We also observed that prolonged hospital stay was correlated with increased mortality, likely reflecting the higher burden of comorbidities and advanced age in patients requiring extended care. Similar observations have been reported by Belete et al. (2024), who found that older patients with comorbid conditions tend to have longer hospital stays and higher mortality, underlining the importance of early risk stratification and multidisciplinary management [26].

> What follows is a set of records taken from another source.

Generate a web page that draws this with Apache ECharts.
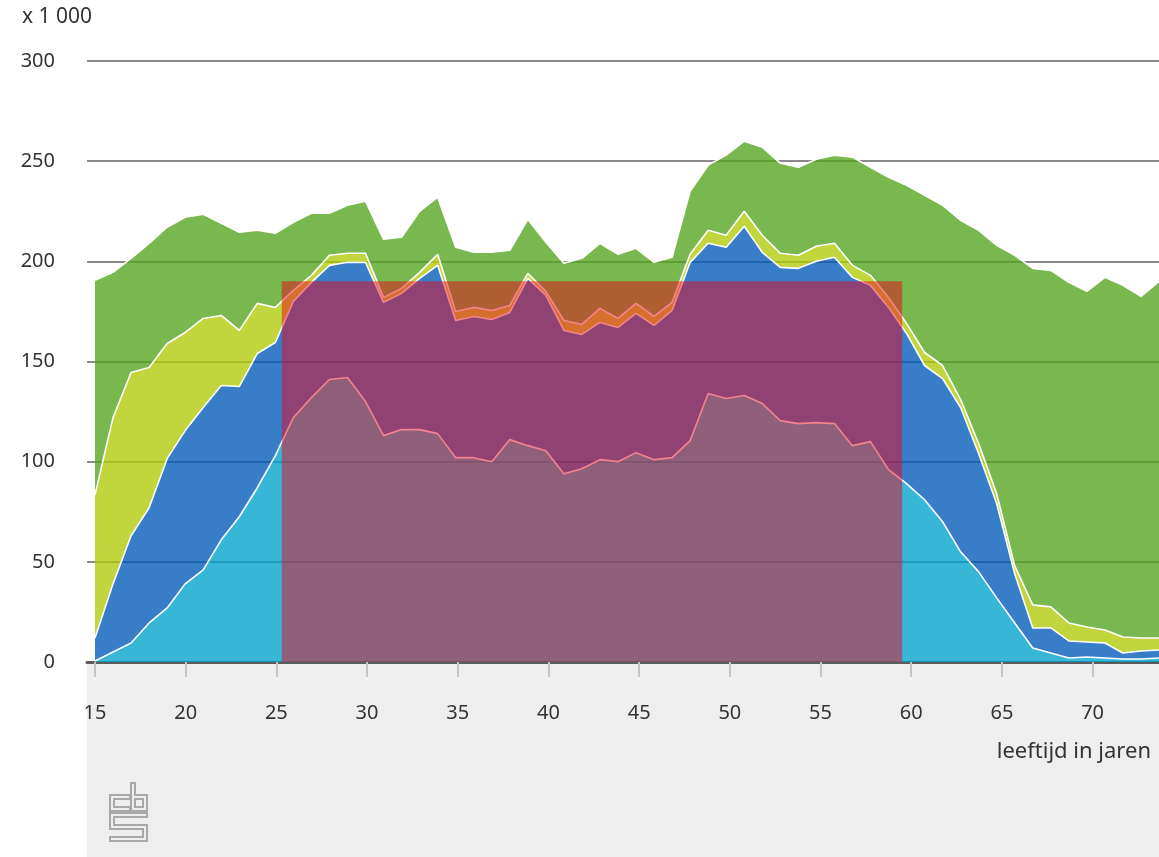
<!DOCTYPE html>
<html>
<head>
<meta charset="utf-8">
<script src="https://cdn.jsdelivr.net/npm/echarts@6/dist/echarts.min.js"></script>
<style>
html,body{margin:0;padding:0;background:#fff;}
#chart{width:1159px;height:857px;}
</style>
</head>
<body>
<div id="chart"></div>
<script>
// Leeftijd (jaren)
const ages = [15,16,17,18,19,20,21,22,23,24,25,26,27,28,29,30,31,32,33,34,35,36,37,38,39,40,41,42,43,44,45,46,47,48,49,50,51,52,53,54,55,56,57,58,59,60,61,62,63,64,65,66,67,68,69,70,71,72,73,74];
// x 1 000 personen, gestapeld van onder naar boven
const laag1 = [0.5,5,9.5,19.5,27,39,46,61,72.5,87,103,122,132,141,142,130,113,116,116,114,102,102,100,111,108,105.5,94,96.5,101,100,104.5,101,102,110.5,134,131.5,133,129,120.5,119,119.5,119,108,110,96,89,81,70,55,45,32,19.5,7,4.5,2,2.5,2,1.5,1.5,2];
const laag2 = [11.5,34,53.5,57.5,74.5,76.5,81,77,65,67,56.5,58,57.5,57,57.5,69.5,66.5,68,75.5,84,68.5,70.5,71,63.5,83.5,77.5,71.5,67,68.5,67,69.5,67,73.5,89,75,75.5,84.5,75.5,76.5,77.5,80.5,83,84,78,81,75,67,71.5,72,59,47,24.5,10,12.5,8.5,7.5,7.5,3,4,4];
const laag3 = [71.5,83,81.5,70,57.5,49,44.5,35,28,25,17.5,5.5,3.5,5,4.5,4.5,2.5,2.5,3,5.5,4.5,4.5,4.5,3.5,2.5,2,5,5,7,4.5,5,4.5,4,4,6.5,6,7.5,8.5,7,6.5,7.5,7,6,5,5,5,6.5,6.5,4,5,5,4,11.5,10.5,9,7.5,6.5,8,6.5,6];
const laag4 = [107,72.5,57,62,58,57.5,52,46,49,36.5,37,34,31,21,24,26,29,25.5,30.5,28.5,32,27.5,29,27.5,27,24.5,28.5,33,32.5,32,27.5,27,22.5,31.5,32.5,40,35,44,45,44,43.5,44,54,54,60,69,78.5,80,89.5,106.5,124,155,168,168,170,167.5,176,175.5,170.5,178];
// Gemarkeerd gebied: [leeftijd van, waarde van, leeftijd tot, waarde tot]
const markeerVlak = [[25.3, 0, 59.5, 190]];
const xTicks = [15,20,25,30,35,40,45,50,55,60,65,70];

const colors = ['#00a1cd','#0058b8','#afcb05','#53a31d'];
const layers = [laag1, laag2, laag3, laag4];
const FONT = '"Noto Sans", sans-serif';

const chart = echarts.init(document.getElementById('chart'), null, {renderer:'canvas'});

const series = layers.map((arr, i) => ({
  type: 'line',
  name: 'laag' + (i+1),
  xAxisIndex: 1,
  yAxisIndex: 1,
  stack: 'totaal',
  z: 6 - i,
  showSymbol: false,
  symbol: 'none',
  smooth: false,
  data: arr,
  lineStyle: { color: '#ffffff', width: 1.6 },
  areaStyle: { color: colors[i], opacity: 0.78 },
  emphasis: { disabled: true }
}));

series.push({
  type: 'custom',
  name: 'markering',
  xAxisIndex: 0,
  yAxisIndex: 0,
  z: 20,
  data: markeerVlak,
  encode: { x: [0, 2], y: [1, 3] },
  renderItem: function (params, api) {
    const p0 = api.coord([api.value(0), api.value(1)]);
    const p1 = api.coord([api.value(2), api.value(3)]);
    return {
      type: 'rect',
      shape: { x: p0[0], y: p1[1], width: p1[0] - p0[0], height: p0[1] - p1[1] },
      style: { fill: 'rgba(232,8,28,0.5)' }
    };
  }
});

const logoStroke = (pts, w, c) => ({
  type: 'polyline', z: -1,
  shape: { points: pts },
  style: { stroke: c, lineWidth: w, fill: null, lineJoin: 'miter', lineCap: 'square' }
});
const logoPaths = [
  [[128,797],[112,797],[112,809],[128,809]],
  [[133,785],[133,809],[145,809],[145,797],[133,797]],
  [[145,815],[112,815],[112,827],[145,827],[145,839],[112,839]]
];
const logo = [];
logoPaths.forEach(p => logo.push(logoStroke(p, 6, '#a8a8a8')));
logoPaths.forEach(p => logo.push(logoStroke(p, 2, '#eeeeee')));

chart.setOption({
  animation: false,
  backgroundColor: '#ffffff',
  grid: [
    { left: 87, right: 0, top: 61, bottom: 195, containLabel: false },
    { left: 95, right: -6.3, top: 61, bottom: 195, containLabel: false }
  ],
  xAxis: [
    {
      type: 'value',
      gridIndex: 0,
      min: 14.56,
      max: 73.66,
      axisLine: { show: true, lineStyle: { color: '#5c5c5c', width: 3 } },
      axisTick: { show: true, customValues: xTicks, length: 15, lineStyle: { color: '#c4c4c4', width: 2 } },
      axisLabel: { customValues: xTicks, margin: 41, color: '#333', fontSize: 20, fontFamily: FONT },
      splitLine: { show: false }
    },
    {
      type: 'category',
      gridIndex: 1,
      data: ages,
      boundaryGap: false,
      show: false
    }
  ],
  yAxis: [
    {
      type: 'value',
      gridIndex: 0,
      min: 0, max: 300, interval: 50,
      axisLine: { show: false },
      axisTick: { show: false },
      axisLabel: { margin: 32, color: '#333', fontSize: 20, fontFamily: FONT },
      splitLine: { show: true, lineStyle: { color: '#8a8a8a', width: 2 } }
    },
    {
      type: 'value',
      gridIndex: 1,
      min: 0, max: 300, interval: 50,
      show: false,
      splitLine: { show: false }
    }
  ],
  graphic: [
    { type: 'rect', z: -2, silent: true, shape: { x: 87, y: 664, width: 1072, height: 193 }, style: { fill: '#eeeeee' } },
    { type: 'text', z: 5, left: 22, top: 7, style: { text: 'x 1 000', fill: '#333', font: '21px ' + FONT } },
    { type: 'text', z: 5, x: 1151, y: 752, style: { text: 'leeftijd in jaren', fill: '#333', font: '22px ' + FONT, textAlign: 'right', textVerticalAlign: 'middle' } }
  ].concat(logo),
  series: series
});
</script>
</body>
</html>
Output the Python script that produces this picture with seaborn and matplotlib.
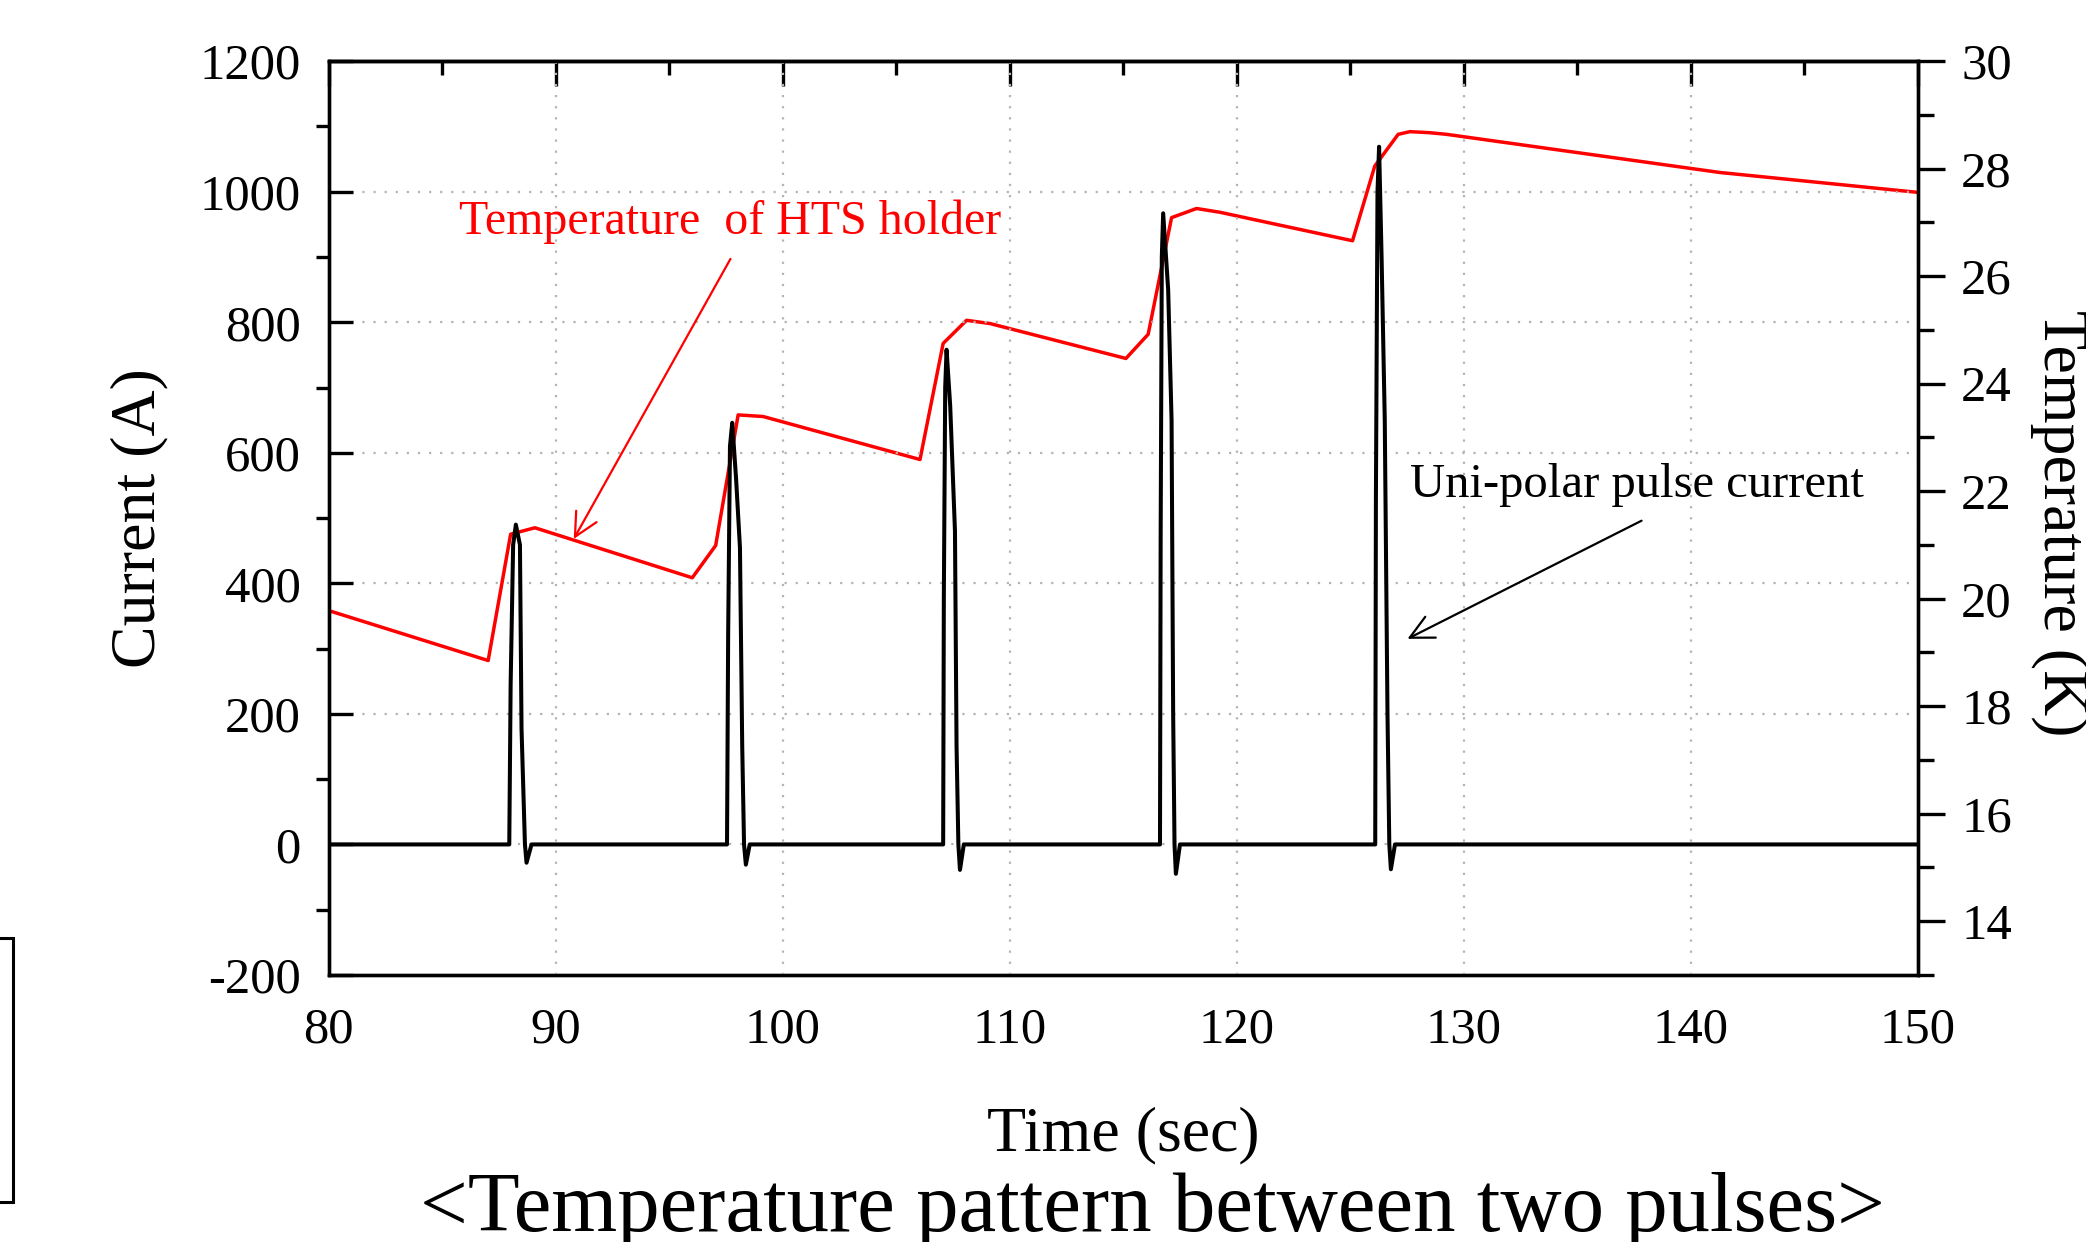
import matplotlib
matplotlib.use('Agg')
from matplotlib import pyplot as plt
from matplotlib.ticker import MultipleLocator
from matplotlib.patches import Rectangle
import seaborn as sns
import pandas as pd

# current trace (A), five uni-polar pulses
time_current = [80.0,
                87.96, 88.02, 88.13, 88.25, 88.43, 88.50, 88.65, 88.72, 88.94,
                97.55, 97.60, 97.68, 97.78, 97.95, 98.12, 98.22, 98.30, 98.38, 98.55,
                107.07, 107.10, 107.16, 107.22, 107.38, 107.59, 107.66, 107.74, 107.81, 107.98,
                116.62, 116.65, 116.70, 116.76, 116.98, 117.13, 117.20, 117.26, 117.32, 117.50,
                126.10, 126.13, 126.20, 126.27, 126.38, 126.52, 126.64, 126.72, 126.79, 126.97,
                150.0]
current = [0,
           0, 245, 459, 490, 459, 177, 0, -28, 0,
           0, 320, 610, 646, 560, 455, 150, 0, -31, 0,
           0, 380, 700, 758, 672, 480, 150, 0, -39, 0,
           0, 480, 900, 967, 850, 650, 200, 0, -45, 0,
           0, 530, 1000, 1069, 900, 650, 200, 0, -38, 0,
           0]

# temperature of HTS holder (K)
time_temp = [80.0, 87.03, 88.02, 88.28, 89.09, 96.02, 97.05, 98.04, 99.14, 106.05,
             107.07, 108.10, 109.13, 115.12, 116.10, 117.13, 118.23, 119.26, 125.10,
             126.08, 127.11, 127.63, 128.51, 129.24, 141.28, 150.0]
temperature = [19.78, 18.85, 21.20, 21.23, 21.32, 20.39, 20.99, 23.42, 23.39, 22.59,
               24.75, 25.18, 25.12, 24.47, 24.92, 27.09, 27.26, 27.19, 26.66,
               28.05, 28.64, 28.69, 28.67, 28.64, 27.93, 27.56]

x_ticks = [80, 90, 100, 110, 120, 130, 140, 150]
y_ticks = [-200, 0, 200, 400, 600, 800, 1000, 1200]
t_ticks = [14, 16, 18, 20, 22, 24, 26, 28, 30]

sns.set_theme(style='white')
plt.rcParams['font.family'] = ['Liberation Serif', 'DejaVu Serif']
plt.rcParams['axes.unicode_minus'] = False
plt.rcParams['text.color'] = 'black'
plt.rcParams['axes.labelcolor'] = 'black'
plt.rcParams['xtick.color'] = 'black'
plt.rcParams['ytick.color'] = 'black'

fig = plt.figure(figsize=(20.86, 12.42), dpi=100)
ax = fig.add_axes([0.1575, 0.2150, 0.7619, 0.7357])
ax2 = ax.twinx()
ax.set_zorder(ax2.get_zorder() + 1)
ax.patch.set_visible(False)

df_i = pd.DataFrame({'time': time_current, 'current': current})
df_t = pd.DataFrame({'time': time_temp, 'temperature': temperature})

sns.lineplot(data=df_t, x='time', y='temperature', ax=ax2, color='#ff0000',
             lw=2.5, sort=False, estimator=None)
sns.lineplot(data=df_i, x='time', y='current', ax=ax, color='black',
             lw=2.9, sort=False, estimator=None)

ax.set_xlim(80, 150)
ax.set_ylim(-200, 1200)
ax2.set_ylim(13, 30)
ax.set_xticks(x_ticks)
ax.set_yticks(y_ticks)
ax2.set_yticks(t_ticks)
ax.xaxis.set_minor_locator(MultipleLocator(5))
ax.yaxis.set_minor_locator(MultipleLocator(100))
ax2.yaxis.set_minor_locator(MultipleLocator(1))

ax.grid(True, which='major', color='#b4b4b4', linestyle=(0, (1, 4)), linewidth=1.6)
ax2.grid(False)

for a in (ax, ax2):
    for s in a.spines.values():
        s.set_linewidth(2.4)
        s.set_color('black')

ax.tick_params(which='major', direction='in', length=17.5, width=2.4,
               labelsize=36.5, top=False, right=False)
ax.tick_params(which='minor', direction='out', length=9.6, width=2.4,
               top=False, right=False)
ax.tick_params(axis='x', which='major', pad=23)
ax.tick_params(axis='y', which='major', pad=20)
ax2.tick_params(axis='y', which='major', direction='out', length=19.7, width=2.4,
                labelsize=36.5, pad=11.5)
ax2.tick_params(axis='y', which='minor', direction='out', length=11.3, width=2.4)

secax = ax.secondary_xaxis('top')
secax.set_xticks(x_ticks)
secax.xaxis.set_minor_locator(MultipleLocator(5))
secax.tick_params(which='major', direction='in', length=18, width=2.4, labeltop=False)
secax.tick_params(which='minor', direction='in', length=10.3, width=2.4)
secax.spines['top'].set_linewidth(2.4)
secax.spines['top'].set_color('black')

ax.set_xlabel('Time (sec)', fontsize=46, va='baseline')
ax.xaxis.set_label_coords(0.5, -0.1923)
ax.set_ylabel('Current (A)', fontsize=46, va='center')
ax.yaxis.set_label_coords(-0.1192, 0.5)
ax2.set_ylabel('Temperature (K)', fontsize=46, rotation=270, va='center')
ax2.yaxis.set_label_coords(1.089, 0.494)

ax.text(85.74, 936, 'Temperature  of HTS holder', color='#ff0000', fontsize=34.5,
        ha='left', va='baseline')
ax.annotate('', xy=(90.8, 468), xytext=(97.7, 897),
            arrowprops=dict(arrowstyle='->', color='#ff0000', lw=1.6,
                            mutation_scale=42, shrinkA=0, shrinkB=0))
ax.text(127.63, 532, 'Uni-polar pulse current', color='black', fontsize=35,
        ha='left', va='baseline')
ax.annotate('', xy=(127.52, 315), xytext=(137.83, 496),
            arrowprops=dict(arrowstyle='->', color='black', lw=1.6,
                            mutation_scale=42, shrinkA=0, shrinkB=0))

fig.text(0.5523, 0.009, '<Temperature pattern between two pulses>', fontsize=61,
         ha='center', va='baseline')
fig.add_artist(Rectangle((-0.01, 0.0322), 0.0161, 0.2126, transform=fig.transFigure,
                         fill=False, lw=2.2, edgecolor='black'))

fig.savefig('out.png', dpi=100)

Although our study did not find a significant difference in mortality between ED and inpatient transfusion groups, this may be due to the heterogeneous nature of patients’ initial presentations and the variability in clinical stability upon admission. Previous studies have often categorized transfusion timing within the first 4 hours as early and beyond that as delayed, with the latter associated with higher mortality rates [27]. However, our analysis did not specifically stratify timing, which could have influenced the outcomes.

5. Limitations

This study has several limitations that should be acknowledged. First, the retrospective design may introduce selection and information bias, as data collection was based on medical records, which may contain inaccuracies. Additionally, the study was conducted at a single tertiary care center, which may limit the generalizability of the findings to other settings. Furthermore, the lack of precise data on transfusion timing and the absence of stratification based on the severity of bleeding and comorbid conditions may have influenced the results. To validate our findings, prospective, multicenter studies with more comprehensive data collection are warranted.

6. Conclusion

Our study demonstrated that early RBCS transfusion performed in the ED is associated with a shorter length of hospital stay compared to transfusion in inpatient units. However, this difference did not result in a significant reduction in mortality. This suggests that the primary advantage of ED-based transfusion may be related to more efficient patient management rather than improved survival outcomes. Logistic regression analysis identified age, albumin levels, length of hospital stay, Hb levels, and creatinine levels as independent predictors of mortality, highlighting the importance of early risk stratification. These findings underscore the need for individualized transfusion strategies that consider both clinical status and patient-specific factors.